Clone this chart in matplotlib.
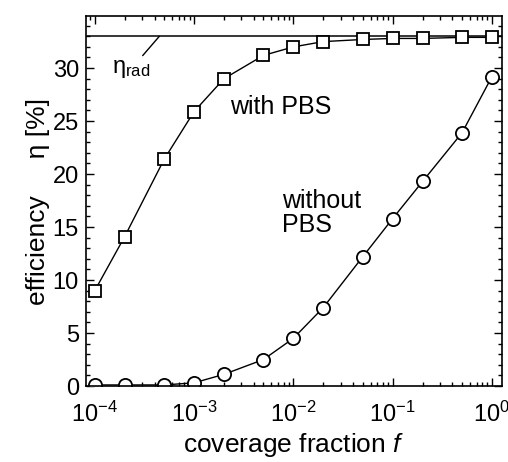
import numpy as np
import matplotlib
matplotlib.use("Agg")
import matplotlib.pyplot as plt
from matplotlib.ticker import MultipleLocator, LogLocator, NullFormatter

plt.rcParams['font.family'] = ['Liberation Sans', 'DejaVu Sans']
plt.rcParams['mathtext.fontset'] = 'custom'
plt.rcParams['mathtext.rm'] = 'Liberation Sans'
plt.rcParams['mathtext.it'] = 'Liberation Sans:italic'

# coverage fraction f
f = [1e-4, 2e-4, 5e-4, 1e-3, 2e-3, 5e-3, 1e-2, 2e-2, 5e-2, 1e-1, 2e-1, 5e-1, 1.0]
# efficiency with PBS [%]
eta_pbs = [9.0, 14.1, 21.4, 25.9, 29.0, 31.2, 32.0, 32.5, 32.7, 32.8, 32.8, 32.9, 32.9]
# efficiency without PBS [%]
eta_nopbs = [0.1, 0.1, 0.1, 0.3, 1.1, 2.5, 4.5, 7.4, 12.2, 15.8, 19.3, 23.9, 29.2]
eta_rad = 33.0

fig = plt.figure(figsize=(5.08, 4.62), dpi=100)
ax = fig.add_axes([0.169, 0.1645, 0.819, 0.8005])

ax.axhline(eta_rad, color='black', lw=1.1)
ax.plot(f, eta_pbs, color='black', lw=1.0, marker='s', markersize=9,
        markerfacecolor='white', markeredgecolor='black', markeredgewidth=1.3)
ax.plot(f, eta_nopbs, color='black', lw=1.0, marker='o', markersize=9.5,
        markerfacecolor='white', markeredgecolor='black', markeredgewidth=1.3)

ax.set_xscale('log')
ax.set_xlim(10 ** -4.09, 10 ** 0.1)
ax.set_ylim(0, 34.9)
ax.xaxis.set_major_locator(LogLocator(base=10, numticks=10))
ax.xaxis.set_minor_locator(LogLocator(base=10, subs=np.arange(2, 10), numticks=20))
ax.xaxis.set_minor_formatter(NullFormatter())
ax.yaxis.set_major_locator(MultipleLocator(5))
ax.yaxis.set_minor_locator(MultipleLocator(1))
ax.tick_params(which='both', direction='in', top=True, right=True, labelsize=17)
ax.tick_params(which='major', length=6, width=1.0)
ax.tick_params(which='minor', length=3, width=1.0)
ax.tick_params(axis='x', pad=11)
ax.tick_params(axis='y', pad=5)
for s in ax.spines.values():
    s.set_linewidth(1.2)

ax.set_xlabel('coverage fraction $\\mathit{f}$', fontsize=19, labelpad=3)
ax.set_ylabel('efficiency     \u03b7 [%]', fontsize=19, labelpad=2)

ax.text(10 ** -2.64, 26.3, 'with PBS', fontsize=18, va='center')
ax.text(10 ** -2.11, 16.3, 'without\nPBS', fontsize=18, va='center', linespacing=1.0)
ax.annotate('\u03b7$_{\\rm rad}$', xy=(10 ** -3.35, eta_rad), xytext=(10 ** -3.83, 29.5),
            fontsize=17, arrowprops=dict(arrowstyle='-', color='black', lw=1.0,
                                         shrinkA=0, shrinkB=0))

fig.savefig('out.png', dpi=100)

-- -- --

Take the data above and repeat it exactly, leaving each picture out.

• _THE RESPONSE_:
Clone this chart in matplotlib.
import numpy as np
import matplotlib
matplotlib.use("Agg")
import matplotlib.pyplot as plt
from matplotlib.ticker import MultipleLocator, LogLocator, NullFormatter

plt.rcParams['font.family'] = ['Liberation Sans', 'DejaVu Sans']
plt.rcParams['mathtext.fontset'] = 'custom'
plt.rcParams['mathtext.rm'] = 'Liberation Sans'
plt.rcParams['mathtext.it'] = 'Liberation Sans:italic'

# coverage fraction f
f = [1e-4, 2e-4, 5e-4, 1e-3, 2e-3, 5e-3, 1e-2, 2e-2, 5e-2, 1e-1, 2e-1, 5e-1, 1.0]
# efficiency with PBS [%]
eta_pbs = [9.0, 14.1, 21.4, 25.9, 29.0, 31.2, 32.0, 32.5, 32.7, 32.8, 32.8, 32.9, 32.9]
# efficiency without PBS [%]
eta_nopbs = [0.1, 0.1, 0.1, 0.3, 1.1, 2.5, 4.5, 7.4, 12.2, 15.8, 19.3, 23.9, 29.2]
eta_rad = 33.0

fig = plt.figure(figsize=(5.08, 4.62), dpi=100)
ax = fig.add_axes([0.169, 0.1645, 0.819, 0.8005])

ax.axhline(eta_rad, color='black', lw=1.1)
ax.plot(f, eta_pbs, color='black', lw=1.0, marker='s', markersize=9,
        markerfacecolor='white', markeredgecolor='black', markeredgewidth=1.3)
ax.plot(f, eta_nopbs, color='black', lw=1.0, marker='o', markersize=9.5,
        markerfacecolor='white', markeredgecolor='black', markeredgewidth=1.3)

ax.set_xscale('log')
ax.set_xlim(10 ** -4.09, 10 ** 0.1)
ax.set_ylim(0, 34.9)
ax.xaxis.set_major_locator(LogLocator(base=10, numticks=10))
ax.xaxis.set_minor_locator(LogLocator(base=10, subs=np.arange(2, 10), numticks=20))
ax.xaxis.set_minor_formatter(NullFormatter())
ax.yaxis.set_major_locator(MultipleLocator(5))
ax.yaxis.set_minor_locator(MultipleLocator(1))
ax.tick_params(which='both', direction='in', top=True, right=True, labelsize=17)
ax.tick_params(which='major', length=6, width=1.0)
ax.tick_params(which='minor', length=3, width=1.0)
ax.tick_params(axis='x', pad=11)
ax.tick_params(axis='y', pad=5)
for s in ax.spines.values():
    s.set_linewidth(1.2)

ax.set_xlabel('coverage fraction $\\mathit{f}$', fontsize=19, labelpad=3)
ax.set_ylabel('efficiency     \u03b7 [%]', fontsize=19, labelpad=2)

ax.text(10 ** -2.64, 26.3, 'with PBS', fontsize=18, va='center')
ax.text(10 ** -2.11, 16.3, 'without\nPBS', fontsize=18, va='center', linespacing=1.0)
ax.annotate('\u03b7$_{\\rm rad}$', xy=(10 ** -3.35, eta_rad), xytext=(10 ** -3.83, 29.5),
            fontsize=17, arrowprops=dict(arrowstyle='-', color='black', lw=1.0,
                                         shrinkA=0, shrinkB=0))

fig.savefig('out.png', dpi=100)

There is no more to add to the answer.